A haptic unit designed for magnetic-resonance-guided biopsy.

The magnetic fields present in the magnetic resonance (MR) environment impose severe constraints on any mechatronic device present in its midst, requiring alternative actuators, sensors, and materials to those conventionally used in traditional system engineering. In addition the spatial constraints of closed-bore scanners require a physical separation between the radiologist and the imaged region of the patient. This configuration produces a loss of the sense of touch from the target anatomy for the clinician, which often provides useful information. To recover the force feedback from the tissue, an MR-compatible haptic unit, designed to be integrated with a five-degrees-of-freedom mechatronic system for MR-guided prostate biopsy, has been developed which incorporates position control and force feedback to the operator. The haptic unit is designed to be located inside the scanner isocentre with the master console in the control room. MR compatibility of the device has been demonstrated, showing a negligible degradation of the signal-to-noise ratio and virtually no geometric distortion. By combining information from the position encoder and force sensor, tissue stiffness measurement along the needle trajectory is demonstrated in a lamb liver to aid diagnosis of suspected cancerous tissue.

A magnetic-resonance-compatible limb-positioning device to facilitate magic angle experiments in vivo.

Owing to their highly ordered structure, tendons and cartilage appear with low signal intensity when imaged using magnetic resonance imaging (MRI) scanners. A significant increase in signal can be observed when these structures are oriented at 55 degrees (termed the magic angle) with respect to the static field B0. There is a clear clinical importance in exploiting this effect as part of the diagnosis of injury. Experimental studies of this phenomenon have been made harder by the practical difficulties associated with tissue positioning and orientation in the confined environment of closed-bore scanners. An MRI-compatible mechatronic system has been developed, which is capable of positioning a number of limbs to a desired orientation inside the scanner, to be used as a diagnostic and research tool. It is actuated with a novel pneumatic motor consisting of a heavily geared-down air turbine, presenting high torques and good accuracy. The system is shown to be magnetic resonance compatible and the results of preliminary trials using the device to image the Achilles tendon of human volunteers at different orientations are presented. An increase of four fold to thirteen fold in signal intensity can be observed at the magic angle.

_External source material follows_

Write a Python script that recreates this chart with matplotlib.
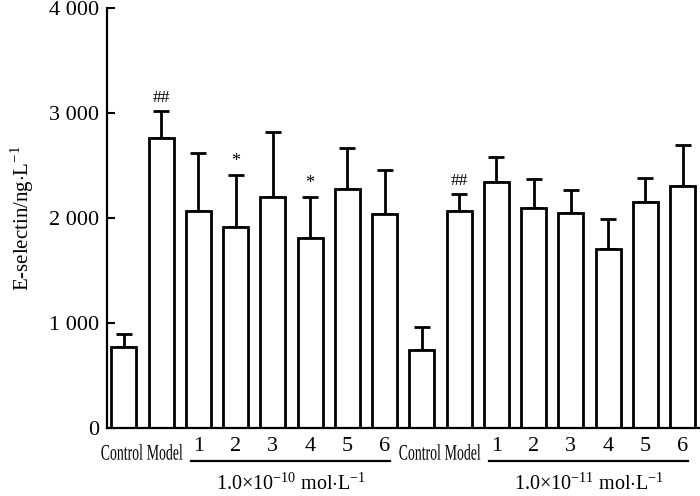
import numpy as np
import matplotlib
matplotlib.use("Agg")
import matplotlib.pyplot as plt
from matplotlib.transforms import blended_transform_factory, Affine2D
from matplotlib.textpath import TextPath
from matplotlib.patches import PathPatch
from matplotlib.font_manager import FontProperties

plt.rcParams['font.family'] = ['Liberation Serif', 'DejaVu Serif']
plt.rcParams['mathtext.fontset'] = 'custom'
plt.rcParams['mathtext.rm'] = 'Liberation Serif'

labels = ["Control", "Model", "1", "2", "3", "4", "5", "6",
          "Control", "Model", "1", "2", "3", "4", "5", "6"]
means = [771, 2762, 2067, 1914, 2200, 1810, 2276, 2038,
         743, 2067, 2343, 2095, 2048, 1705, 2152, 2305]
err_top = [895, 3019, 2619, 2410, 2819, 2200, 2667, 2457,
           962, 2229, 2581, 2371, 2267, 1990, 2381, 2695]
marks = {1: "##", 3: "*", 5: "*", 9: "##"}
groups = [(2, 7, r"1.0$\times$10$^{-10}$ mol$\cdot$L$^{-1}$"),
          (10, 15, r"1.0$\times$10$^{-11}$ mol$\cdot$L$^{-1}$")]
yticks = [0, 1000, 2000, 3000, 4000]
ytick_labels = ["0", "1 000", "2 000", "3 000", "4 000"]

means = np.array(means)
sd = np.array(err_top) - means
x = np.arange(len(means))

DPI = 100
fig = plt.figure(figsize=(7, 4.96), dpi=DPI)
ax = fig.add_axes([0.153, 0.137, 0.846, 0.847])

ax.bar(x, means, width=0.67, color="white", edgecolor="black", linewidth=2.0,
       zorder=2)
ax.errorbar(x, means, yerr=[np.zeros_like(sd), sd], fmt="none", ecolor="black",
            elinewidth=2.0, capsize=6, capthick=2.0, zorder=1)

for i, m in marks.items():
    fs = 12.5 if m == "##" else 13
    ax.text(x[i], err_top[i] + 50, m, ha="center", va="bottom", fontsize=fs)

ax.set_xlim(-0.45, len(means) - 0.55)
ax.set_ylim(0, 4000)
ax.set_yticks(yticks)
ax.set_yticklabels(ytick_labels, fontsize=16)
ax.tick_params(axis="y", direction="in", length=6, width=1.5, pad=6)
ax.set_xticks([])
for s in ["top", "right"]:
    ax.spines[s].set_visible(False)
for s in ["left", "bottom"]:
    ax.spines[s].set_linewidth(1.6)

ax.set_ylabel(r"E-selectin/ng$\cdot$L$^{-1}$", fontsize=15, labelpad=9)

trans = blended_transform_factory(ax.transData, ax.transAxes)


def narrow_text(xd, ya, s, size, squeeze):
    # condensed label drawn as a path, squeezed horizontally
    tp = TextPath((0, 0), s, size=size, prop=FontProperties(family="Liberation Serif"))
    bb = tp.get_extents()
    px, py = trans.transform((xd, ya))
    k = DPI / 72.0
    tr = (Affine2D().translate(-(bb.x0 + bb.x1) / 2, -(bb.y0 + bb.y1) / 2)
          .scale(squeeze * k, k).translate(px, py))
    ax.add_artist(PathPatch(tp, transform=tr, facecolor="black",
                            edgecolor="none", clip_on=False))


for i, lab in enumerate(labels):
    if lab.isdigit():
        ax.text(x[i], -0.043, lab, transform=trans, ha="center", va="center",
                fontsize=16, clip_on=False)
    else:
        shift = -0.05 if lab == "Control" else 0.1
        narrow_text(x[i] + shift, -0.057, lab, 16, 0.62)

for a, b, txt in groups:
    ax.plot([a - 0.2, b + 0.15], [-0.079, -0.079], color="black", lw=1.6,
            transform=trans, clip_on=False)
    ax.text((a + b) / 2, -0.133, txt, transform=trans, ha="center",
            va="center", fontsize=14.5, clip_on=False)

fig.savefig("out.png", dpi=DPI)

A review of magnetic resonance imaging compatible manipulators in surgery.

Developments in magnetic resonance imaging (MRI), coupled with parallel progress in the field of computer-assisted surgery, mean that an ideal environment has been created for the development of MRI-compatible robotic systems and manipulators, capable of enhancing many types of surgical procedure. However, MRI does impose severe restrictions on mechatronic devices to be used in or around the scanners. In this article a review of the developments in the field of MRI-compatible surgical manipulators over the last decade is presented. The manipulators developed make use of different methods of actuation, but they can be reduced to four main groups: actuation transmitted through hydraulics, pneumatic actuators, ultrasonic motors based on the piezoceramic principle and remote manual actuation. Progress has been made concerning material selection, position sensing, and different actuation techniques, and design strategies have been implemented to overcome the multiple restrictions imposed by the MRI environment. Most systems lack the clinical validation needed to continue on to commercial products.